## Supplied information
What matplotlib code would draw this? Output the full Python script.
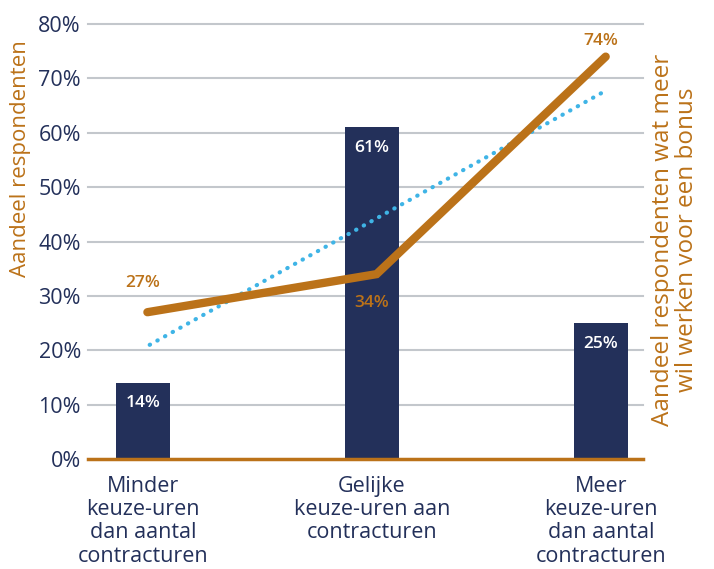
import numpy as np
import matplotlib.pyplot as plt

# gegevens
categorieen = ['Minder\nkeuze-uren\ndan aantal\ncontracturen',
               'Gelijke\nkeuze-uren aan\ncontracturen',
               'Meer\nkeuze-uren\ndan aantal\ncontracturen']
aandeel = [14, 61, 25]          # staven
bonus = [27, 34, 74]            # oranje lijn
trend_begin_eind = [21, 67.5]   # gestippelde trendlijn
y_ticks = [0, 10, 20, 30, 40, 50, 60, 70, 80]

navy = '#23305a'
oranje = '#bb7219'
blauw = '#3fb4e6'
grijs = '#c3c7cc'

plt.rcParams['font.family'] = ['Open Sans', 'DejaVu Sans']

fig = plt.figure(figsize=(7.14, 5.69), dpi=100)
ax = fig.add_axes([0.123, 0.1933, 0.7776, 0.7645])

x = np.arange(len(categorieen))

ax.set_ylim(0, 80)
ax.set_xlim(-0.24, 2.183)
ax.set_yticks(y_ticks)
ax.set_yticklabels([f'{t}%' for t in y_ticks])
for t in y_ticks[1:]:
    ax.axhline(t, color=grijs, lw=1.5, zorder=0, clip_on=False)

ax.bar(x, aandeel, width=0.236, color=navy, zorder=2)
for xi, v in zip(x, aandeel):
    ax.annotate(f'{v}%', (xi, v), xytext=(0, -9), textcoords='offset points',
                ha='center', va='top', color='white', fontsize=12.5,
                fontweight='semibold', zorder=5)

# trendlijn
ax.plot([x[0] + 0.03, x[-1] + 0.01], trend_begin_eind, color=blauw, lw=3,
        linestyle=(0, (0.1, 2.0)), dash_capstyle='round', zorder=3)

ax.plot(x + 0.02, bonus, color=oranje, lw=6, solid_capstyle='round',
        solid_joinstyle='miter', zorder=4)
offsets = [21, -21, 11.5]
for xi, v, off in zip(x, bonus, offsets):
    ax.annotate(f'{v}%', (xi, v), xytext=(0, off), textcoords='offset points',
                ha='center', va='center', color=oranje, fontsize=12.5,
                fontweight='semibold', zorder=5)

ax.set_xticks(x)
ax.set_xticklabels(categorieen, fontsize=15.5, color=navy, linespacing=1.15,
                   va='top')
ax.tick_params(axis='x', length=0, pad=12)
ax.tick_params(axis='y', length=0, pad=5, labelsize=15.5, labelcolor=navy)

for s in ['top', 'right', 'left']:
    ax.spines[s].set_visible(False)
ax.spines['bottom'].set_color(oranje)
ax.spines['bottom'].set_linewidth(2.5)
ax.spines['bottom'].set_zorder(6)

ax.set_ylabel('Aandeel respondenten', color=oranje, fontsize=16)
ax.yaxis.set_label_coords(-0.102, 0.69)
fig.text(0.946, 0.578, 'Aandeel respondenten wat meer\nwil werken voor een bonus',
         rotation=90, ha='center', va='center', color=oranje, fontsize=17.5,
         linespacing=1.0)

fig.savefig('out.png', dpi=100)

## Exercise task
Every line that holds the word "matplotlib" should be extracted.

## Solution for this problem
What matplotlib code would draw this? Output the full Python script.
import matplotlib.pyplot as plt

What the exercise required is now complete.